### Given request
Quote the listing in full, exactly as given, minus any pictures.

### Source excerpt
• • • • •

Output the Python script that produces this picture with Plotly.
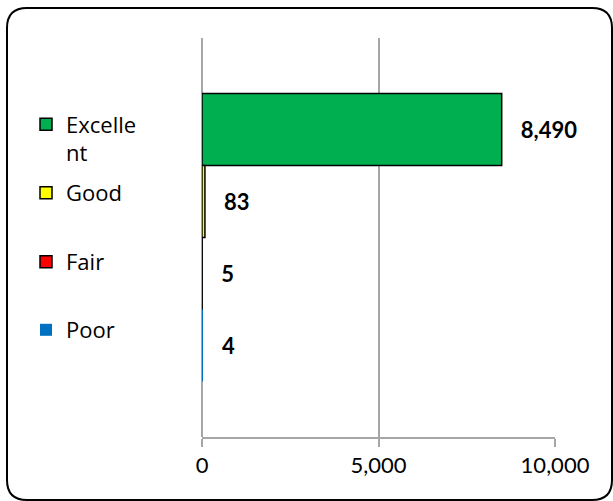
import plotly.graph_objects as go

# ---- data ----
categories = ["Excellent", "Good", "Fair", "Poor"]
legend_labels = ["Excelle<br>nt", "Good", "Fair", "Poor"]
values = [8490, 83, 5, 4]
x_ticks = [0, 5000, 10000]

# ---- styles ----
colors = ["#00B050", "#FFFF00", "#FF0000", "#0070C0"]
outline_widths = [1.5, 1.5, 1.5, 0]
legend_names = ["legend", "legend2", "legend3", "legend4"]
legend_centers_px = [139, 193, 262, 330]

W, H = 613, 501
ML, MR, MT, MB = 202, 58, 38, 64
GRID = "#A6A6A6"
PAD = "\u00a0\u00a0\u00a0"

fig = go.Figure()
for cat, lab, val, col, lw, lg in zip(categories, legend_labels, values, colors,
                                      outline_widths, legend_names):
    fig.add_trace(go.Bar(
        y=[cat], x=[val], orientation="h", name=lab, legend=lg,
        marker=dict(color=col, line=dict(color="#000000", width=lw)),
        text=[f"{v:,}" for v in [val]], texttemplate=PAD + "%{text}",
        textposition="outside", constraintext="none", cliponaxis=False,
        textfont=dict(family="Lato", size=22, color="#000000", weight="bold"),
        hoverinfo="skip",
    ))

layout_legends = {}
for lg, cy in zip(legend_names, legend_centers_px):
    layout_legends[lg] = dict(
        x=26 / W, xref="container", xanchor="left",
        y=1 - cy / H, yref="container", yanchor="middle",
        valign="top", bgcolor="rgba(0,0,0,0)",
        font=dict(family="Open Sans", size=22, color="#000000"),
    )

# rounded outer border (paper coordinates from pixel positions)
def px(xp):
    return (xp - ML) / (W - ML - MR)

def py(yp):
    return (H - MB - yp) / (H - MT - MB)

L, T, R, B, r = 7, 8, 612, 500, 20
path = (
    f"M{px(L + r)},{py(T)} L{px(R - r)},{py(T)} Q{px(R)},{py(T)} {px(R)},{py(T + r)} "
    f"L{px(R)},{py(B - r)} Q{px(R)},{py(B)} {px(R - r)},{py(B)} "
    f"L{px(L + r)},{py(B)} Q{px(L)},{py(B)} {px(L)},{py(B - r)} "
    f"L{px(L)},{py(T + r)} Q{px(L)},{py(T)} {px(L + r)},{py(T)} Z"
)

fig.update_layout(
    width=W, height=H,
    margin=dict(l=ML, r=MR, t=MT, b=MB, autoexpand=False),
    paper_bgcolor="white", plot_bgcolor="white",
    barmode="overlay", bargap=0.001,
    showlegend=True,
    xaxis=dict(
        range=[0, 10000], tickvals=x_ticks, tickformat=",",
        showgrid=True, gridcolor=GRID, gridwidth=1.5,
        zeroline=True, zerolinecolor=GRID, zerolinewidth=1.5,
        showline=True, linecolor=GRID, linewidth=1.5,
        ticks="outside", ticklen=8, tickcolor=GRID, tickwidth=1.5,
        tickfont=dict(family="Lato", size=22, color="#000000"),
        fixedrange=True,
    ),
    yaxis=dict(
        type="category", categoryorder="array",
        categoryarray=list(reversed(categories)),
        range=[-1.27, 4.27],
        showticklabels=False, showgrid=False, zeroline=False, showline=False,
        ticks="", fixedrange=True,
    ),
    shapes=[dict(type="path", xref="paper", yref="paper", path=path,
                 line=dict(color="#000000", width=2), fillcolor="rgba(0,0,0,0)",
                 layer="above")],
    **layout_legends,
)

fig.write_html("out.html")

• • • • •

### Task output
Output the Python script that produces this picture with Plotly.
import plotly.graph_objects as go

# ---- data ----
categories = ["Excellent", "Good", "Fair", "Poor"]
legend_labels = ["Excelle<br>nt", "Good", "Fair", "Poor"]
values = [8490, 83, 5, 4]
x_ticks = [0, 5000, 10000]

# ---- styles ----
colors = ["#00B050", "#FFFF00", "#FF0000", "#0070C0"]
outline_widths = [1.5, 1.5, 1.5, 0]
legend_names = ["legend", "legend2", "legend3", "legend4"]
legend_centers_px = [139, 193, 262, 330]

W, H = 613, 501
ML, MR, MT, MB = 202, 58, 38, 64
GRID = "#A6A6A6"
PAD = "\u00a0\u00a0\u00a0"

fig = go.Figure()
for cat, lab, val, col, lw, lg in zip(categories, legend_labels, values, colors,
                                      outline_widths, legend_names):
    fig.add_trace(go.Bar(
        y=[cat], x=[val], orientation="h", name=lab, legend=lg,
        marker=dict(color=col, line=dict(color="#000000", width=lw)),
        text=[f"{v:,}" for v in [val]], texttemplate=PAD + "%{text}",
        textposition="outside", constraintext="none", cliponaxis=False,
        textfont=dict(family="Lato", size=22, color="#000000", weight="bold"),
        hoverinfo="skip",
    ))

layout_legends = {}
for lg, cy in zip(legend_names, legend_centers_px):
    layout_legends[lg] = dict(
        x=26 / W, xref="container", xanchor="left",
        y=1 - cy / H, yref="container", yanchor="middle",
        valign="top", bgcolor="rgba(0,0,0,0)",
        font=dict(family="Open Sans", size=22, color="#000000"),
    )

# rounded outer border (paper coordinates from pixel positions)
def px(xp):
    return (xp - ML) / (W - ML - MR)

def py(yp):
    return (H - MB - yp) / (H - MT - MB)

L, T, R, B, r = 7, 8, 612, 500, 20
path = (
    f"M{px(L + r)},{py(T)} L{px(R - r)},{py(T)} Q{px(R)},{py(T)} {px(R)},{py(T + r)} "
    f"L{px(R)},{py(B - r)} Q{px(R)},{py(B)} {px(R - r)},{py(B)} "
    f"L{px(L + r)},{py(B)} Q{px(L)},{py(B)} {px(L)},{py(B - r)} "
    f"L{px(L)},{py(T + r)} Q{px(L)},{py(T)} {px(L + r)},{py(T)} Z"
)

fig.update_layout(
    width=W, height=H,
    margin=dict(l=ML, r=MR, t=MT, b=MB, autoexpand=False),
    paper_bgcolor="white", plot_bgcolor="white",
    barmode="overlay", bargap=0.001,
    showlegend=True,
    xaxis=dict(
        range=[0, 10000], tickvals=x_ticks, tickformat=",",
        showgrid=True, gridcolor=GRID, gridwidth=1.5,
        zeroline=True, zerolinecolor=GRID, zerolinewidth=1.5,
        showline=True, linecolor=GRID, linewidth=1.5,
        ticks="outside", ticklen=8, tickcolor=GRID, tickwidth=1.5,
        tickfont=dict(family="Lato", size=22, color="#000000"),
        fixedrange=True,
    ),
    yaxis=dict(
        type="category", categoryorder="array",
        categoryarray=list(reversed(categories)),
        range=[-1.27, 4.27],
        showticklabels=False, showgrid=False, zeroline=False, showline=False,
        ticks="", fixedrange=True,
    ),
    shapes=[dict(type="path", xref="paper", yref="paper", path=path,
                 line=dict(color="#000000", width=2), fillcolor="rgba(0,0,0,0)",
                 layer="above")],
    **layout_legends,
)

fig.write_html("out.html")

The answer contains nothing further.